The Zapatistas, in building autonomous municipalities, have first emphasized providing healthcare and education, “defense of language and cultural traditions”, and information (“news in local language…transmitted through the various zapatista radio stations”). They now have their own video editing studios, through the Chiapas media project or promedios. 80% of the videos are made in indigenous languages to share strategies and projects among the communities. They also make a few videos for global north consumption. www.promedios.org

The most visible form of direct action is “global days of action”. The first “global carnival”, May 16 1998 involved simultaneous actions in 30 countries on the occasion of the 2nd WTO Ministerial in Geneva.[18] The third global action day was November 30, 1999, when the WTO tried to meet for its 3rd ministerial in Seattle. Many simultaneous solidarity actions were planned and even more happened when the news was distributed of the successful shutdown in seattle.
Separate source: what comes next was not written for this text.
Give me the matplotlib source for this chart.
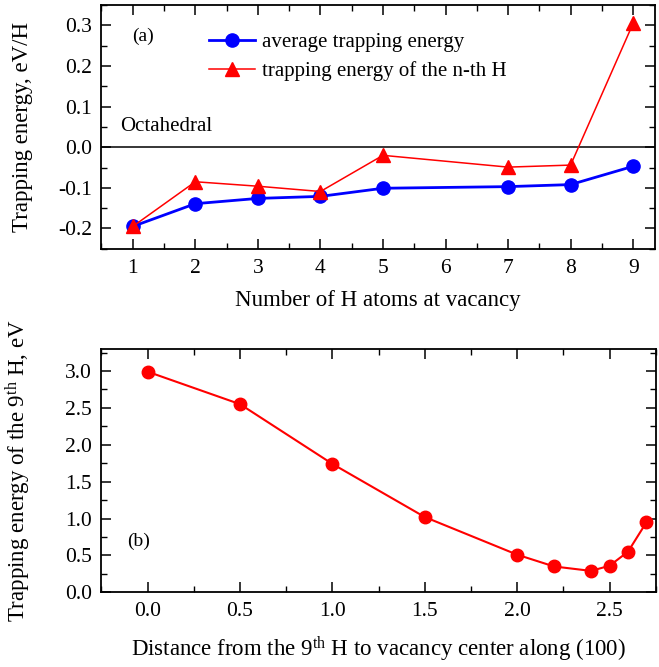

By February 15, 2003 this tactic had developed to the point that 16 million persons disrupted at least 133 cities to say “the world says no to war”. Aggressive mass mobilizations have raised the political and economic costs of elite meetings, intermittently effectively disrupting them, discouraging cities from hosting the meetings, driving them into symbolically remote and fortified locations (such as Qatar!), and drawing intense sunshine onto what used to be fairly secretive processes. Moreover, these large manifestations provide a new method of solidarity among social movements, a site for educational and strategic relations among dispersed movements, and experiments in self-provisioning with intense engagement with diversity.